I’m not just my body, but I’m also not just my “self.” I’m both.
You mention that there has been a shift in the public discourse around fat women over the last few years. What are the biggest changes occurring now?
When I started writing about this stuff, the prevailing ideas was that it was an abomination and absolutely unacceptable to be fat at all. Now it’s [only] a little bit better. You’re allowed to be fat, [but] you have to be in this constant state of apology and striving for “healthy” thinness, which isn’t that much better than before.
What I see right now is a lot of fat people and activists fighting for just the right to exist as we are. Fat people get into this [dilemma] of having to prove that their doctor said they’re healthy. But I don’t have to be healthy if I don’t want to be. Even just the idea that everyone should have to love their body — that’s a lot of pressure. I’m into dismantling external pressure and expectations that dictate who we are allowed to be, and what we’re allowed to put in our bodies. People can feel any way they want about their bodies.

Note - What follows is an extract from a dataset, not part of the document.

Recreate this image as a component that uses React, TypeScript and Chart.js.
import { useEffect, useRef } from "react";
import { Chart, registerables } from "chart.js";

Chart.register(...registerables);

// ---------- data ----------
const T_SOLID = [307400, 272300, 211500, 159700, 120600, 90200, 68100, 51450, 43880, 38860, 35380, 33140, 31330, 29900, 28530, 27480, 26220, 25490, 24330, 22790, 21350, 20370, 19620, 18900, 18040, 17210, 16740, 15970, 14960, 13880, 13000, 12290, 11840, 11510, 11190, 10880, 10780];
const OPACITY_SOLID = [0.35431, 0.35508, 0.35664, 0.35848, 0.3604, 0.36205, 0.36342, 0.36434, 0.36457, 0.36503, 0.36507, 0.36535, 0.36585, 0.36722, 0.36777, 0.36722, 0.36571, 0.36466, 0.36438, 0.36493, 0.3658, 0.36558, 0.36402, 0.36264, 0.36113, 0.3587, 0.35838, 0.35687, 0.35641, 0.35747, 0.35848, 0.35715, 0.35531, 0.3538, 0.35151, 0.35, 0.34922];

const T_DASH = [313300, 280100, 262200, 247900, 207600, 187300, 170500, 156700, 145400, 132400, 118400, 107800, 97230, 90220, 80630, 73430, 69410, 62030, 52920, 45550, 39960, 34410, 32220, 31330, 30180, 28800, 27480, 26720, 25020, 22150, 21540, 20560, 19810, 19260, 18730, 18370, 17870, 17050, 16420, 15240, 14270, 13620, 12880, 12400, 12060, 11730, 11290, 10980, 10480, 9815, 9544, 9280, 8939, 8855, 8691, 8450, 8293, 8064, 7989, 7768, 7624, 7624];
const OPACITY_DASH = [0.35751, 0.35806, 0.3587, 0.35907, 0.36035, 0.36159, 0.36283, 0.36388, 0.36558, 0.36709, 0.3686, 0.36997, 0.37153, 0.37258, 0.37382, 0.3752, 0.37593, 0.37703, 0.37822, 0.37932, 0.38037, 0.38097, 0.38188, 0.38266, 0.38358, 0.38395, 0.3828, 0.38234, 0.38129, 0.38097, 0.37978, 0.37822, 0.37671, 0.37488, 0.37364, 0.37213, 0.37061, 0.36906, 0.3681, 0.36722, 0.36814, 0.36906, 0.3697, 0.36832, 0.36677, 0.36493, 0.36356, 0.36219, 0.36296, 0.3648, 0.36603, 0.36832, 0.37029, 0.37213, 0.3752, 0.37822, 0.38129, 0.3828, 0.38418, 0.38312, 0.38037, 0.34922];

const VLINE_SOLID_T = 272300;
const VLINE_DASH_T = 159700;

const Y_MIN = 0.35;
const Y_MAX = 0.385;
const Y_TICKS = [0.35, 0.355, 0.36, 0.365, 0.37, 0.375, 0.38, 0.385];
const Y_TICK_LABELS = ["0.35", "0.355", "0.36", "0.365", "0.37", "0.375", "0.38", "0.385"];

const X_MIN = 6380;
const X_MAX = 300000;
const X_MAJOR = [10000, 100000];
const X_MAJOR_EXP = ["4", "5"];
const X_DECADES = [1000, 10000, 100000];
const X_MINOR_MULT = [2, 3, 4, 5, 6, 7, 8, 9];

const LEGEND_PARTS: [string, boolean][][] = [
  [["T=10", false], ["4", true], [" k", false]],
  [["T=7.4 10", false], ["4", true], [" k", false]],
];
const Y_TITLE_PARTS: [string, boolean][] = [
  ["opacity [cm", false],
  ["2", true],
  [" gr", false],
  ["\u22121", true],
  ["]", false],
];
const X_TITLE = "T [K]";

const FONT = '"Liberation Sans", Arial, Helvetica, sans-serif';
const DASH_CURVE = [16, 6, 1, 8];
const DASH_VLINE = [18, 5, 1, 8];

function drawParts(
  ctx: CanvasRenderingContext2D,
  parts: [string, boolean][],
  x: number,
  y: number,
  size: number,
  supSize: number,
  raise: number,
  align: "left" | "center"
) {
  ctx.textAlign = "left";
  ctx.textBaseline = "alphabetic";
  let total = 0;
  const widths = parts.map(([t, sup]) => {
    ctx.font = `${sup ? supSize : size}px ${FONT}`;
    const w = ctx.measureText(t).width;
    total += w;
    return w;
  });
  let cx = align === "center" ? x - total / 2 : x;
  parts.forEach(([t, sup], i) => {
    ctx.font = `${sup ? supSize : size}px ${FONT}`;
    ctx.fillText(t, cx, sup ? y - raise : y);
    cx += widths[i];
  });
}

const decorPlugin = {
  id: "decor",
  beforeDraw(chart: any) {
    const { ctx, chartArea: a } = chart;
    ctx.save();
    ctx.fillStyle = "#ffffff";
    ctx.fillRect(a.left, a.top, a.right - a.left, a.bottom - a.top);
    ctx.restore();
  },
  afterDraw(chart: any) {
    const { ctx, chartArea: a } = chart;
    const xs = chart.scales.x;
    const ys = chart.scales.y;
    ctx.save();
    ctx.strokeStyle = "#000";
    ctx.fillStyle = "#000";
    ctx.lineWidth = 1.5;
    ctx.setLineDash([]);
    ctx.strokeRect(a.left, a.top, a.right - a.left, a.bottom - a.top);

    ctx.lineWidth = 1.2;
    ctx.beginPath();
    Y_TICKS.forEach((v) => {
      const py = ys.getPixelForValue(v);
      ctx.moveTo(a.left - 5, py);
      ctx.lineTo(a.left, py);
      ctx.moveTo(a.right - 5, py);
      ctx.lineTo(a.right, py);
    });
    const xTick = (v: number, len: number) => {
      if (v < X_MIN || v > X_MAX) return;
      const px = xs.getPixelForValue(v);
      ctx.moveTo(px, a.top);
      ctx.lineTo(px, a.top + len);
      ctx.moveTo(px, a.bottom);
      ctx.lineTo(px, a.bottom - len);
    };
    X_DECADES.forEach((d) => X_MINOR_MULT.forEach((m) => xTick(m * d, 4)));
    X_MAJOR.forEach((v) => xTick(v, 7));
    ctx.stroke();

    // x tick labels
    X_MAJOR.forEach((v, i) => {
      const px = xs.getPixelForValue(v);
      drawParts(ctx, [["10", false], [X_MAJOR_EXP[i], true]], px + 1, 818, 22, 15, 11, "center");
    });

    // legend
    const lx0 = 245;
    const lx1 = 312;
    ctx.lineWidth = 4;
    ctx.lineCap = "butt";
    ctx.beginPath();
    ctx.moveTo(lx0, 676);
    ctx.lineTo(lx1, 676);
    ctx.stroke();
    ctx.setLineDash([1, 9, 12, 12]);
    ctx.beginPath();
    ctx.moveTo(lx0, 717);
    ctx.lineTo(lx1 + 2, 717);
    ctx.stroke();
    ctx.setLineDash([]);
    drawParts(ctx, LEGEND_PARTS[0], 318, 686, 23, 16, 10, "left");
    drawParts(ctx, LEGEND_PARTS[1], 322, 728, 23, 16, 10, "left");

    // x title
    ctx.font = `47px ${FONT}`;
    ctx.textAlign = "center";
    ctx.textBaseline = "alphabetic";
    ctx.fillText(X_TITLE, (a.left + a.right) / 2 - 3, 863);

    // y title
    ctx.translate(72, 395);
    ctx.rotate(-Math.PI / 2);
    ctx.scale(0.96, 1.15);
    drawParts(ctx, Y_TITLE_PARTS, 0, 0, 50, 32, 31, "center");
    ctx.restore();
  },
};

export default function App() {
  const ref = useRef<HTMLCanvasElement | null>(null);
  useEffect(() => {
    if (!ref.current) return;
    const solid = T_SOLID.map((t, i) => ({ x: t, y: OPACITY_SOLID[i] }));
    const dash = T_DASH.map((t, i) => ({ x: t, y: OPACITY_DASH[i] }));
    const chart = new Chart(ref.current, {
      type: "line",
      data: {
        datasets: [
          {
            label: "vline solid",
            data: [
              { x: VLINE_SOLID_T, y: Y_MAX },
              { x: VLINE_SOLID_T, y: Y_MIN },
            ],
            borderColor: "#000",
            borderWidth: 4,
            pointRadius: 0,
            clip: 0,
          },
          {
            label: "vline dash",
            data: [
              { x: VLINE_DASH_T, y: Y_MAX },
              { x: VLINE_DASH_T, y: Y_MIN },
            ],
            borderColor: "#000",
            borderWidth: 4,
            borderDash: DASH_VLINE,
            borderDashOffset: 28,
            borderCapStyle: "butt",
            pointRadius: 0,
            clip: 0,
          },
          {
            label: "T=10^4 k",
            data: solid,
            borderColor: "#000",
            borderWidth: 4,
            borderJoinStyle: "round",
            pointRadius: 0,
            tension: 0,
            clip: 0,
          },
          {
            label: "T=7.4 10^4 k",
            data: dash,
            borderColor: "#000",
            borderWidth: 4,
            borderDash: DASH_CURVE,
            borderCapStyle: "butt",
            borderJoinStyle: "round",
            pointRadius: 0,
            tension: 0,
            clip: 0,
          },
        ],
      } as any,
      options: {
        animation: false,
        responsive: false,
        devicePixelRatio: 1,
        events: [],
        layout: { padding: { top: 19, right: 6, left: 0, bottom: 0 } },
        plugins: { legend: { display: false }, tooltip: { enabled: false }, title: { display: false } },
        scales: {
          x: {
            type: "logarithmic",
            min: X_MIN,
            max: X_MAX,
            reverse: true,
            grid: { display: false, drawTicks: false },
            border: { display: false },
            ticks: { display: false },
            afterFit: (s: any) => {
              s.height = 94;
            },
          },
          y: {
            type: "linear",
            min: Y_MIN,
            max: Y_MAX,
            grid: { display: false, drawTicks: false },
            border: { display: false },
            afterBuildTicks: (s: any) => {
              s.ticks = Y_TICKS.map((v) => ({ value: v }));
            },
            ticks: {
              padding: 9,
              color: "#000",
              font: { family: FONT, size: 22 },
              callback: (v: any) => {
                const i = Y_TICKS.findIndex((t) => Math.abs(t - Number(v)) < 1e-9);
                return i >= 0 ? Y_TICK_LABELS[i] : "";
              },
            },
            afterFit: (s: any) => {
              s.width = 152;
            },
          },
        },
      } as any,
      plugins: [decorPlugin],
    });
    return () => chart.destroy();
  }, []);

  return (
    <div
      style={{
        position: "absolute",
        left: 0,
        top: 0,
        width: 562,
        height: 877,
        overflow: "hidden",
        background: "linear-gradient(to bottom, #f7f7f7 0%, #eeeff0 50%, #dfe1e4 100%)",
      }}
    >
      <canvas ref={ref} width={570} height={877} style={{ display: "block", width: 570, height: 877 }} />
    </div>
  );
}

The other major topic of conversation in the discourse around fat bodies right now is the gap between body acceptance and fat acceptance. You have Ashley Graham on the cover [of Sports Illustrated], and she’s beautiful, but she’s still conventionally attractive. Activists who are not plus-size models, who are making sacrifices, those are the people who really move the world and make space for all women to be able to exist.
As in, the body positive movement is a good step, but it’s not always as self-aware and inclusive as it could be to serve the people who need it most?
Exactly. It’s easy to declare yourself “body positive.” There’s no risk there. But, as in any social justice movement, it’s important to be aware of the people who are most affected and more oppressed when we’re having this conversation, and to not leave them behind.
This interview has been edited for length and clarity.